Charts and diagrams as code

[start]

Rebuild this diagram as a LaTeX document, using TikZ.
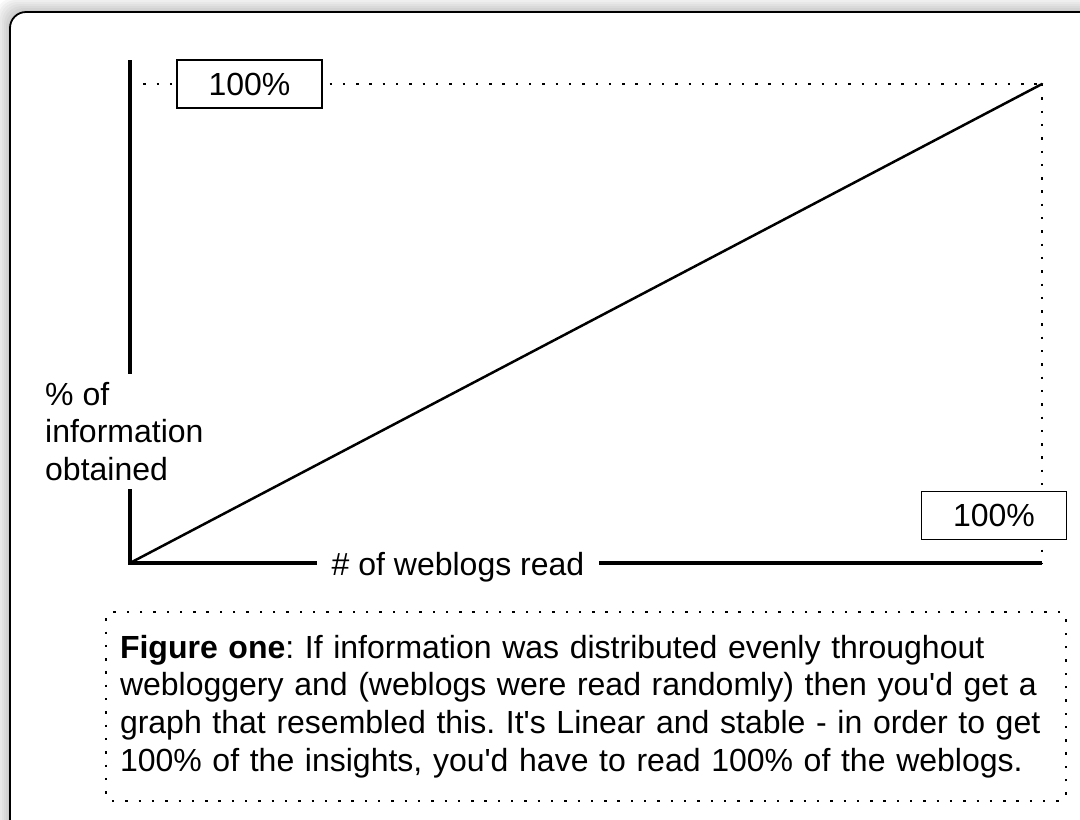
\documentclass[tikz,border=0pt]{standalone}
\usepackage{fontspec}
\setmainfont{Liberation Sans}
\frenchspacing
\begin{document}
\begin{tikzpicture}[x=1pt,y=-1pt,
  axisline/.style={line width=4.5pt},
  plotline/.style={line width=2.5pt},
  dotline/.style={line width=2.4pt, dash pattern=on 2.4pt off 10.9pt},
  bigfont/.style={font=\fontsize{32}{37.6}\selectfont},
  valbox/.style={bigfont, draw, line width=1.6pt, fill=white, minimum width=145pt, minimum height=48pt, inner sep=0pt},
  axislabel/.style={bigfont, fill=white, inner sep=0pt},
  captionbox/.style={bigfont, draw, dotline, rounded corners=6pt, text width=932pt, inner xsep=14pt, inner ysep=0pt, minimum height=189pt, align=left}]
\useasboundingbox (0,0) rectangle (1080,820);
\clip (0,0) rectangle (1080,820);
% shadow and frame
\foreach \i in {14,12,...,2}
  \fill[black, opacity=0.03, rounded corners=18pt] (10-\i,12-\i) rectangle (1110+\i,860+\i);
\draw[line width=1.8pt, fill=white, rounded corners=16pt] (10,12) rectangle (1110,860);
% coordinates
\coordinate (O) at (130,563);
\coordinate (Ytop) at (130,60);
\coordinate (Yref) at (130,84);
\coordinate (TR) at (1042,84);
\coordinate (Xend) at (1042,563);
% lines
\draw[dotline] (Yref) -- (TR);
\draw[dotline] (TR) -- (Xend);
\draw[plotline, line cap=round] (O) -- (TR);
\draw[axisline] (Ytop) -- (O) -- (Xend);
% labels
\node[axislabel, inner xsep=15pt, inner ysep=4pt, anchor=base] (xlab) at (458,575) {\# of weblogs read};
\node[axislabel, inner ysep=8pt, anchor=north west, align=left] (ylab) at (45,374) {\% of\\information\\obtained};
\node[valbox] (ytop100) at (249.5,84) {100\%};
\node[valbox] (xend100) at (994,515.5) {100\%};
\node[captionbox] (cap) at (586,706.5) {\textbf{Figure one}: If information was distributed evenly throughout\\webloggery and (weblogs were read randomly) then you\textquotesingle d get a\\graph that resembled this. It\textquotesingle s Linear and stable - in order to get\\100\% of the insights, you\textquotesingle d have to read 100\% of the weblogs.};
\end{tikzpicture}
\end{document}
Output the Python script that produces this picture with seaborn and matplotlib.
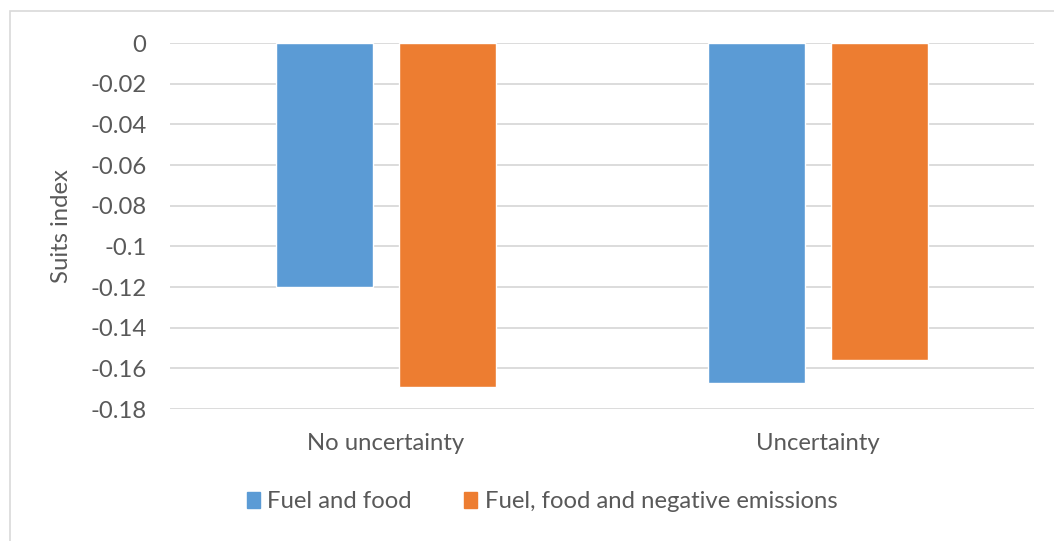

[end]

▶ **GOAL OF THE EXERCISE**:
Reproduce every entry word for word, but omit the pictures.

▶ **EXERCISE RESPONSE**:
Rebuild this diagram as a LaTeX document, using TikZ.
\documentclass[tikz,border=0pt]{standalone}
\usepackage{fontspec}
\setmainfont{Liberation Sans}
\frenchspacing
\begin{document}
\begin{tikzpicture}[x=1pt,y=-1pt,
  axisline/.style={line width=4.5pt},
  plotline/.style={line width=2.5pt},
  dotline/.style={line width=2.4pt, dash pattern=on 2.4pt off 10.9pt},
  bigfont/.style={font=\fontsize{32}{37.6}\selectfont},
  valbox/.style={bigfont, draw, line width=1.6pt, fill=white, minimum width=145pt, minimum height=48pt, inner sep=0pt},
  axislabel/.style={bigfont, fill=white, inner sep=0pt},
  captionbox/.style={bigfont, draw, dotline, rounded corners=6pt, text width=932pt, inner xsep=14pt, inner ysep=0pt, minimum height=189pt, align=left}]
\useasboundingbox (0,0) rectangle (1080,820);
\clip (0,0) rectangle (1080,820);
% shadow and frame
\foreach \i in {14,12,...,2}
  \fill[black, opacity=0.03, rounded corners=18pt] (10-\i,12-\i) rectangle (1110+\i,860+\i);
\draw[line width=1.8pt, fill=white, rounded corners=16pt] (10,12) rectangle (1110,860);
% coordinates
\coordinate (O) at (130,563);
\coordinate (Ytop) at (130,60);
\coordinate (Yref) at (130,84);
\coordinate (TR) at (1042,84);
\coordinate (Xend) at (1042,563);
% lines
\draw[dotline] (Yref) -- (TR);
\draw[dotline] (TR) -- (Xend);
\draw[plotline, line cap=round] (O) -- (TR);
\draw[axisline] (Ytop) -- (O) -- (Xend);
% labels
\node[axislabel, inner xsep=15pt, inner ysep=4pt, anchor=base] (xlab) at (458,575) {\# of weblogs read};
\node[axislabel, inner ysep=8pt, anchor=north west, align=left] (ylab) at (45,374) {\% of\\information\\obtained};
\node[valbox] (ytop100) at (249.5,84) {100\%};
\node[valbox] (xend100) at (994,515.5) {100\%};
\node[captionbox] (cap) at (586,706.5) {\textbf{Figure one}: If information was distributed evenly throughout\\webloggery and (weblogs were read randomly) then you\textquotesingle d get a\\graph that resembled this. It\textquotesingle s Linear and stable - in order to get\\100\% of the insights, you\textquotesingle d have to read 100\% of the weblogs.};
\end{tikzpicture}
\end{document}
Output the Python script that produces this picture with seaborn and matplotlib.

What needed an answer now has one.